The song she’s talking about is the
Daring Highwayman [Roud 1553], and the “start” she mentions is the early inklings of her new record with Hack-Poets Guild, an album called Blackletter Garland which is due out on March 10th. Hack-Poets Guild is made up of Knapp, Marry Waterson and Nathaniel Mann, with production from film composer and producer, Gerry Diver. At the invitation of Sound UK Arts, the three musicians were invited to the Bodleian Library at Oxford University to explore the broadside archives.
Broadsides, sometimes known as ‘penny ballads’, were sold on the streets throughout the 18th and 19th centuries. The stories they told were often fragments of local news, written to attract the attention of passersby who may recognise the tale. A broadside consisted of printed words and occasional illustrations, but the melodies were only sometimes hinted at in writing (“to be sung to the tune of
The Nutting Girl”, for example), so unless you knew the tune they mentioned, you’d have to learn it from the hawker who sold it to you. As such, the melodies to many broadsides have been lost. The Hack-Poets Guild project finds the three central musicians reimagining them in ways that they see fit.
The first single from
Blackletter Garland is Daring Highwayman, which is out now with a typically lush video by Marry Waterson hersel. The creation, described by Knapp as “an audacious glam-rock treatment”, is instantly gripping, sounding very little like a traditional folk song, immersing the listener in a spoken-word, occasionally whispered, stomp. Sonically, it’s not a million miles from Villon Song by Stick in the Wheel [an earlier LOTD]. Both songs pack a gritty punch, but there’s plenty of tease in Knapp’s delivery – as though she’s channeling the lascivious imp of Adam Ant’s Prince Charming. It bodes extremely well for the album.
Daring Highwayman is also known as The Jolly Highwayman, Allan Tine O’Harrow and Valentine O’Hara. It accounts for 79 entries in the VWML archive, and versions have been collected in England, Ireland, and New Hampshire.

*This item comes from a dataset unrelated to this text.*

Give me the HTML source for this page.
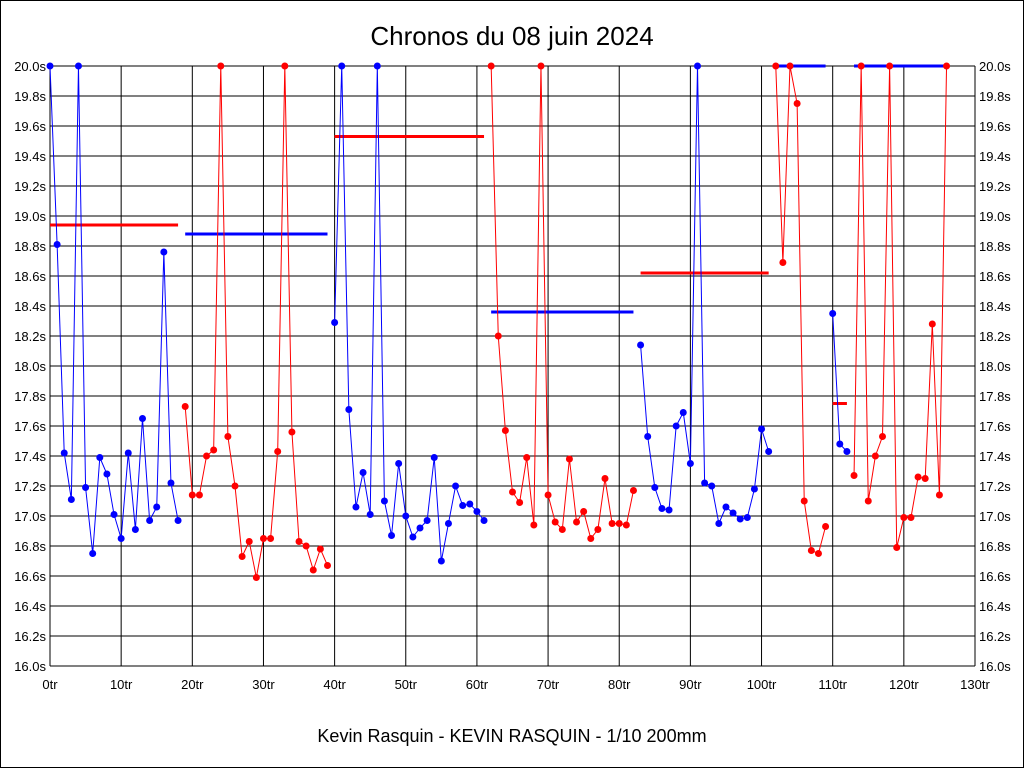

It is a great example of a ‘good-night song’, the sub-genre of traditional ballads that were supposedly written by condemned people on their way to the gallows.
Previous recordings have been made by Ewan MacColl, Peter Bellamy, Nancy Kerr and James Fagan, Jon Boden, False Lights, Thomas Ashworth, Daoirí Farrell and Cohen Braithwaite-Kilcoyne. More recently, anyone who has attended recent gigs by Martin Simpson will have heard his extraordinary version, too, after which he points out that “good-night songs” are strangely named, “as none of the condemned men ever get to say goodnight.”